WHAT IS NEEDED - Gather all lines from the material that contain "this".

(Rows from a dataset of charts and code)
>> Begin

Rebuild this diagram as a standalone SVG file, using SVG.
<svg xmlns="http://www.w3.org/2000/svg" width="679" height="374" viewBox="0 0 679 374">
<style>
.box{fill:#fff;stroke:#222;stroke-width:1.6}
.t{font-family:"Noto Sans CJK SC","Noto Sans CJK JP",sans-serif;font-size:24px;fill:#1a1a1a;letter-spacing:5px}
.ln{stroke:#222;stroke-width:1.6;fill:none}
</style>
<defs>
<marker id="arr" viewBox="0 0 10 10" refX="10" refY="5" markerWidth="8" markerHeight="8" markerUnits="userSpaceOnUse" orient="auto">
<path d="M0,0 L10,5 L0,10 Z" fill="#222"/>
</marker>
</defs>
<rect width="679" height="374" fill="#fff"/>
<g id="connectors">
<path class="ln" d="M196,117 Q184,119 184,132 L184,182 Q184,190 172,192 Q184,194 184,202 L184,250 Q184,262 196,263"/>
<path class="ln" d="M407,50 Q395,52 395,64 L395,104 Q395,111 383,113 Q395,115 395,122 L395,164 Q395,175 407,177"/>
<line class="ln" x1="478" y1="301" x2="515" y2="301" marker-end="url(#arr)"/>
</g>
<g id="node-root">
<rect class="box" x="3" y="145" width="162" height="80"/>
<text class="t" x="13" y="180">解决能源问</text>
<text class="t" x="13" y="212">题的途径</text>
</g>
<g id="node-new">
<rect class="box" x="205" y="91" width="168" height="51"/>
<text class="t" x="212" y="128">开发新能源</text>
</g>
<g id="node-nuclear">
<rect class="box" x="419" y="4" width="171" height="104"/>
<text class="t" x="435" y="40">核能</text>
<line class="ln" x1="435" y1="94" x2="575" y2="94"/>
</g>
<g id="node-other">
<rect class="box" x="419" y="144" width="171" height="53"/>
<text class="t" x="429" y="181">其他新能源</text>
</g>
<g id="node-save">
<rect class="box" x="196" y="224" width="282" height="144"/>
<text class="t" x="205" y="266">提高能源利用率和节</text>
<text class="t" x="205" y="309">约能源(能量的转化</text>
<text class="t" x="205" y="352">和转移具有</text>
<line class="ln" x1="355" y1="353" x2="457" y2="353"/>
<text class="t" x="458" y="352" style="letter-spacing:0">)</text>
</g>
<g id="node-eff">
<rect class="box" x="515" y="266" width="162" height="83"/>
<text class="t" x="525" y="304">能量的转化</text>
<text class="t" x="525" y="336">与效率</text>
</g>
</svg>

>> End
>> Begin

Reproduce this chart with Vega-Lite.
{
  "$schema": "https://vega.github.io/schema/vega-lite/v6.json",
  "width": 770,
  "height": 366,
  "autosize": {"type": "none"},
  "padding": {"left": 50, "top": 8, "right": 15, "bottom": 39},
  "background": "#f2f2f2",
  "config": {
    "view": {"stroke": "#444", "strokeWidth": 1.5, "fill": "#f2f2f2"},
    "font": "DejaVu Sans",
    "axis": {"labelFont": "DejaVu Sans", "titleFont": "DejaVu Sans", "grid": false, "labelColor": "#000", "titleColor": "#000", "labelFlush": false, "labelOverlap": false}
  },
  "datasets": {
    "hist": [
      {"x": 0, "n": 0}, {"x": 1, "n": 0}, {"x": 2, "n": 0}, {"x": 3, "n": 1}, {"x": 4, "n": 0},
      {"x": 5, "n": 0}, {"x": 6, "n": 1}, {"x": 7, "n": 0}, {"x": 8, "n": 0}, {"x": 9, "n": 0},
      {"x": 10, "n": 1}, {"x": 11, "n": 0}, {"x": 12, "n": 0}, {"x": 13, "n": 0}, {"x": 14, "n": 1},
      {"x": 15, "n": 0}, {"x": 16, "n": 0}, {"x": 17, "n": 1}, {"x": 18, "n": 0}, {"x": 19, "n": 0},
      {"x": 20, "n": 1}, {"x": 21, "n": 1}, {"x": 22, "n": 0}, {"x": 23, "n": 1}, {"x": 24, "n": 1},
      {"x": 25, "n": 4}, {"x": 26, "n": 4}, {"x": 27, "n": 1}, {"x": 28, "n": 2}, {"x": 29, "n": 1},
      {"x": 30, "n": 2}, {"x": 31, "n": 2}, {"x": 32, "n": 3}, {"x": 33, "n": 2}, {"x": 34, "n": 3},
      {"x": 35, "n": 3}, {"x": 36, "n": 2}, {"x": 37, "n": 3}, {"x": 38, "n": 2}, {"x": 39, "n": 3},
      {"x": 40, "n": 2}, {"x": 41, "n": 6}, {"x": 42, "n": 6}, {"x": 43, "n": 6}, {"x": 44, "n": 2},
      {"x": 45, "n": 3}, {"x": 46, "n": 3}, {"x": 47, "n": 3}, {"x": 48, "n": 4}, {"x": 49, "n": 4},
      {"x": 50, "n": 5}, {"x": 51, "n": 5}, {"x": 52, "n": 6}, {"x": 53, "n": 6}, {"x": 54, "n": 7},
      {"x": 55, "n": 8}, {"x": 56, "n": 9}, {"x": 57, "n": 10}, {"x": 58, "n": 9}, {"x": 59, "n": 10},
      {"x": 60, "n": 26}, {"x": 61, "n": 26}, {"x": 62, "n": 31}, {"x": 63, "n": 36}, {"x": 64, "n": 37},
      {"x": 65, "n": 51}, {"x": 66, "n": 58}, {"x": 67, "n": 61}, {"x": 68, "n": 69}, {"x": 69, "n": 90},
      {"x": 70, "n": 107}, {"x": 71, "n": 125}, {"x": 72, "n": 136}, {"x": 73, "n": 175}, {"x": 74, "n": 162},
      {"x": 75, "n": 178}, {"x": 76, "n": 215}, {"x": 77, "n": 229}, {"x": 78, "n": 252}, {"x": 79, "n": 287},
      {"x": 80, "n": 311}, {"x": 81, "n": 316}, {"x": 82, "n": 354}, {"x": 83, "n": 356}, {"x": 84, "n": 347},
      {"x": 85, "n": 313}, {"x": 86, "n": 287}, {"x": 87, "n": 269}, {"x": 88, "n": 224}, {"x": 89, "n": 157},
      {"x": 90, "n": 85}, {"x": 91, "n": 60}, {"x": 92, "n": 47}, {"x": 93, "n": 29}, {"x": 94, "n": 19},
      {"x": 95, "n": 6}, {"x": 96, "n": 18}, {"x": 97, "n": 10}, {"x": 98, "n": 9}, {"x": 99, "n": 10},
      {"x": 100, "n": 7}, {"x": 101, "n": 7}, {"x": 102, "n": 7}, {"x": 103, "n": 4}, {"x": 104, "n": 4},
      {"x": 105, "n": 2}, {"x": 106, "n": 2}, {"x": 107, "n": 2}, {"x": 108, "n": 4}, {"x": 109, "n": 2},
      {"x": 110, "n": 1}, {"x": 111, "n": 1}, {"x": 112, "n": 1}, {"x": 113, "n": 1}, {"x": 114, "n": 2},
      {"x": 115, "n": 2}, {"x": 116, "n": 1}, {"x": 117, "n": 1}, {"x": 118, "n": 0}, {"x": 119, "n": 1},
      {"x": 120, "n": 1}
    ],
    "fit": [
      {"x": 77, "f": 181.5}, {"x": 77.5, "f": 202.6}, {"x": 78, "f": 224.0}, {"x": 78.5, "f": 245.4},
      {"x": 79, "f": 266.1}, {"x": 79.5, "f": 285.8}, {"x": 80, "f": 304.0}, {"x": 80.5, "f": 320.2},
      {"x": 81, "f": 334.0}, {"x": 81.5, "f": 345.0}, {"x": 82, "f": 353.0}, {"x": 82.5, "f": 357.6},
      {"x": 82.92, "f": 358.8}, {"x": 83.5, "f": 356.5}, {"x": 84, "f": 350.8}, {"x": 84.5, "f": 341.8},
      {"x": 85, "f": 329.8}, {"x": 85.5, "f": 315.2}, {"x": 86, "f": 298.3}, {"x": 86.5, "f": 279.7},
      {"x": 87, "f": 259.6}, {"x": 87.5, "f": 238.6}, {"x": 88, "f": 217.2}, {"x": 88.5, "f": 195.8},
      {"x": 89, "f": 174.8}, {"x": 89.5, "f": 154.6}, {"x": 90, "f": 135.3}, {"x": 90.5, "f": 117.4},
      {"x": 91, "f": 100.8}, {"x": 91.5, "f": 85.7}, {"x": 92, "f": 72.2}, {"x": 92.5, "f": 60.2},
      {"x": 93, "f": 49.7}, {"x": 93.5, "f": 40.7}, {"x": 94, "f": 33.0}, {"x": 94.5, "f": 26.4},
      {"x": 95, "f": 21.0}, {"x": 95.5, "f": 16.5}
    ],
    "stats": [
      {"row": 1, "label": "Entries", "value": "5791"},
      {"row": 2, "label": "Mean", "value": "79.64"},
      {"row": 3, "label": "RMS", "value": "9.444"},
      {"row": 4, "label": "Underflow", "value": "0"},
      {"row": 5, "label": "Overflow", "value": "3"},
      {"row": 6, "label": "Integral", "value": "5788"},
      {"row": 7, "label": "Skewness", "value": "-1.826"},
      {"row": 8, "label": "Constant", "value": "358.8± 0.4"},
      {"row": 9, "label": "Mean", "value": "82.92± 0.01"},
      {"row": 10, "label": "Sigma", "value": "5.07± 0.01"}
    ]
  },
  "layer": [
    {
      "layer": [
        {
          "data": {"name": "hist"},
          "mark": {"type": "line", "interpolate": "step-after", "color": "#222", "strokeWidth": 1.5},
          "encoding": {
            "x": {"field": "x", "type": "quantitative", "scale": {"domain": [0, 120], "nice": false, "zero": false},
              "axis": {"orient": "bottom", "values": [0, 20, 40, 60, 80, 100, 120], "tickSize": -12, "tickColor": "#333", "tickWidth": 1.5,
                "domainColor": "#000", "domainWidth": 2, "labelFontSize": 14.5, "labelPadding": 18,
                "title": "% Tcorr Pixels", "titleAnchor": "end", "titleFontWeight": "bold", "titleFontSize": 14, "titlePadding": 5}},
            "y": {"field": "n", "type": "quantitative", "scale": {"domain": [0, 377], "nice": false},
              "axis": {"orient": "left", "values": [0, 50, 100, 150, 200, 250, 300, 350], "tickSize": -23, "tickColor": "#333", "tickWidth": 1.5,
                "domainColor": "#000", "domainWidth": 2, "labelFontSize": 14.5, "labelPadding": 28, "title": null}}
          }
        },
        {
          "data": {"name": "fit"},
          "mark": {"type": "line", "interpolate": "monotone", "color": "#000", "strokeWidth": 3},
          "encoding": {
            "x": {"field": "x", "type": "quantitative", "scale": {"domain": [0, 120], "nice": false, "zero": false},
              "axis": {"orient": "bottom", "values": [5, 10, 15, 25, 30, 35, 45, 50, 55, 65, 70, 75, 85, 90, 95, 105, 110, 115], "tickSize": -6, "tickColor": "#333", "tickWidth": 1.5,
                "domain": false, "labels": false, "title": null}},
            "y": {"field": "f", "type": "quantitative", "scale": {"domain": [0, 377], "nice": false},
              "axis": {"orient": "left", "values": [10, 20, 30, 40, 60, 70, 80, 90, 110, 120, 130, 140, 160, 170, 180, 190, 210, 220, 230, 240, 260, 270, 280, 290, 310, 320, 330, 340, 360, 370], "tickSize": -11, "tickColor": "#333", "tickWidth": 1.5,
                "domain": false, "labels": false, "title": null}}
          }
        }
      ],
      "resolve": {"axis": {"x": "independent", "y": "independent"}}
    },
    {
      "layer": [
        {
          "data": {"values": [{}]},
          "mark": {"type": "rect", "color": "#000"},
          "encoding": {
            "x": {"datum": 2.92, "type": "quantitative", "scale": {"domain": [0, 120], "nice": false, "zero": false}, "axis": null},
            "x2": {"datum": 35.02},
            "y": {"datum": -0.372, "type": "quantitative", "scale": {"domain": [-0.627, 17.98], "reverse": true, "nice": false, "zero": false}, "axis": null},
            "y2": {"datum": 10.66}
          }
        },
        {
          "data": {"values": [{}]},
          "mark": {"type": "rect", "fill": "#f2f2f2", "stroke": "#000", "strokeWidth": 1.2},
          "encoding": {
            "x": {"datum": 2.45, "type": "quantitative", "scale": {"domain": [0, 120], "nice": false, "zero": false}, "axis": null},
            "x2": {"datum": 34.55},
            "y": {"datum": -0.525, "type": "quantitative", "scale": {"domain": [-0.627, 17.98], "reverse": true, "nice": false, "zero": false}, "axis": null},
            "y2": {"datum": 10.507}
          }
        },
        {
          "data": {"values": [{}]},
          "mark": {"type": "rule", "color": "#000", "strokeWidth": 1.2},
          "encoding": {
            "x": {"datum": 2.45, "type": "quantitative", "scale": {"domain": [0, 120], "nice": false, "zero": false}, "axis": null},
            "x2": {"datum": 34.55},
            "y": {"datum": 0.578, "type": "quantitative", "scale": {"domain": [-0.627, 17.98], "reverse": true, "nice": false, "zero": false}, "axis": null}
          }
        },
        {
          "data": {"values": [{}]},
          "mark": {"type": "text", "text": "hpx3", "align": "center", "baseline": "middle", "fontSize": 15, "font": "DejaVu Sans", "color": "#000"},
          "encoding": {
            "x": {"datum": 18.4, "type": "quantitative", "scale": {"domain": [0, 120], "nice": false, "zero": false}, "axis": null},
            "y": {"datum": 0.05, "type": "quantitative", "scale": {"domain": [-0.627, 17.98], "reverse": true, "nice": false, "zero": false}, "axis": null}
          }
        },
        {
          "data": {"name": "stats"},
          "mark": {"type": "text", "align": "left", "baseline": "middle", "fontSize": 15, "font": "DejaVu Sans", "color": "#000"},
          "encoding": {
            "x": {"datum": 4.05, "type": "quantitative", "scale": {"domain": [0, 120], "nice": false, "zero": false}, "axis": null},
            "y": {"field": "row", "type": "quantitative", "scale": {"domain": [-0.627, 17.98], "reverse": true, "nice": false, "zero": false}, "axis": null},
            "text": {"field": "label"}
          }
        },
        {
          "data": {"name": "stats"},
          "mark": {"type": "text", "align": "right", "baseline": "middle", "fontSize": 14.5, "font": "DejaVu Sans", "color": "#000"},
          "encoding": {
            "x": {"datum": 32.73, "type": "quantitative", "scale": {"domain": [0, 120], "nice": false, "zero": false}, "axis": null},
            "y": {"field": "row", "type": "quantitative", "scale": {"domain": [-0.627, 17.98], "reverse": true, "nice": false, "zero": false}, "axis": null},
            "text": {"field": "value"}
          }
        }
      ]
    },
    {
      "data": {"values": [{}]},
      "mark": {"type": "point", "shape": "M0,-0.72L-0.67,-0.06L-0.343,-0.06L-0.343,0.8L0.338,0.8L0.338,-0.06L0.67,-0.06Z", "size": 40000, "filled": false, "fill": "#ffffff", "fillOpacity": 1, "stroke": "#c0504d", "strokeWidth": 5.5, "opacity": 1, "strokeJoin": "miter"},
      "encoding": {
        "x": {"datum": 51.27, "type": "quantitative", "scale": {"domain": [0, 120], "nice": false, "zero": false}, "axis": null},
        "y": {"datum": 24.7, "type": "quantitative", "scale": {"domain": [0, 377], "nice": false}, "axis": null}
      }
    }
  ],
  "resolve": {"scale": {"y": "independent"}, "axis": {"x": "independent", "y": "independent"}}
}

>> End

SOLUTION BELOW -
Rebuild this diagram as a standalone SVG file, using SVG.
Reproduce this chart with Vega-Lite.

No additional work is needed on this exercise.